The 'netbook' scene just got another team: Acer. Check out this Eee PC competitor.
On the right-hand side, you get microphone and headphone ports, two more USB 2.0 ports, another SD card slot, which can be used to transfer photos off your memory cards, and a Kensington lock facility.
The Aspire One is Acer's first 'netbook' PC and it's a computer for the Internet lifestyle. You can use it for browsing the Web, chatting online, streaming media, viewing photos and updating your social networking sites while you're on the go. Initially, it will only be available with Linpus Linux-based interface that has been customised by Acer for ease of use — and it is very easy to use. You get free office applications, calendar and contacts functions, as well as online tools, but you won't find any of the educational programs that are available on the Eee PC. A Windows XP version will be available in early August.
On the left-hand side, you get D-Sub, 10/100 Ethernet, USB 2.0 and, most interestingly, an SD expansion slot. This dedicated slot can be used to expand the unit's storage capacity. Acer has tested it with SD cards up to 16GB. On the Linux version, using Smart File Management this capacity can be merged with the existing hard drive or flash-based drive and treated one large drive. Currently, the internal storage choices are either an 8GB solid-state drive for the Linux version, or an 80GB conventional hard drive for the Windows XP version. Acer says the larger drive comes with the Windows version as users will want to install more applications and store more files than on the Linux version. The Windows XP version will also ship with 1.5GB of RAM, while the Linux version will have just 512MB (plus an empty slot if you wish to upgrade).

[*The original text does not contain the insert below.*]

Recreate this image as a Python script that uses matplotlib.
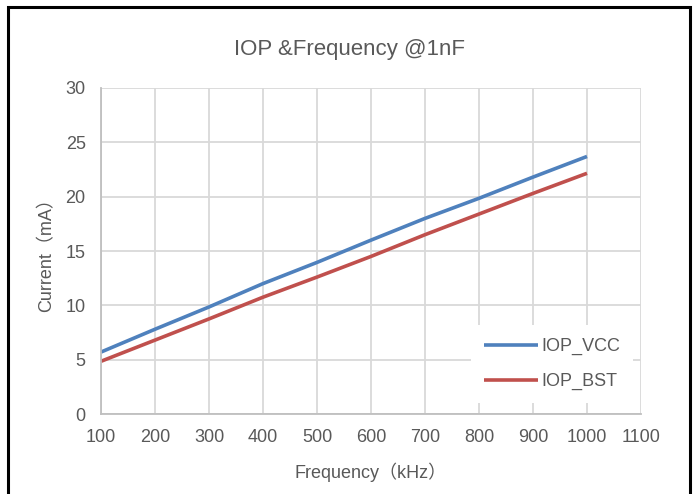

The red rings you can see on the unit are just for show. The glossy style of the Aspire One fits in with the rest of Acer's Aspire line-up. It's made out of hard plastic and feels very solid to the touch. You can see the Sapphire Blue unit in the foreground, while the Seashell White is in the background. Golden Brown, Coral Pink and Black will also be available.
Its keyboard surprisingly comfortable to use and appears to be slightly bigger than the Eee PC's keyboard. The touchpad does take a while to get used to, as its buttons are either side of the pad, just like the Mini-Note PC.
Acer's Aspire One has an 8.9in screen and runs an Intel Atom CPU. It's 24cm wide and 17cm deep, yet it's reasonably comfortable to use, and best of all, its underbelly barely gets warm, so you can use it on your lap without feeling the heat.
The rear of the unit is port-less, but you can see the large, 6-cell battery sticking out. With this battery, Acer claims the Aspire One will last over seven hours, while the standard 3-cell battery that ships with unit will supply over three hours. With the 3-cell battery installed the Aspire One weighs under 1kg, but with the 6-cell it tips the scales at just over 1kg. You also get 802.11g networking built-in and in the fourth quarter Acer will also release a version with built-in 3G connectivity. The Linux version with an 8GB SSD drive and 512MB of RAM costs $599, while the Windows XP version with 80GB hard drive and 1.5GB of RAM is a bargain at $699. Both units come with a 1-year pick-up and return warranty, and they are covered internationally (you'll need to go to an authorised Acer service centre).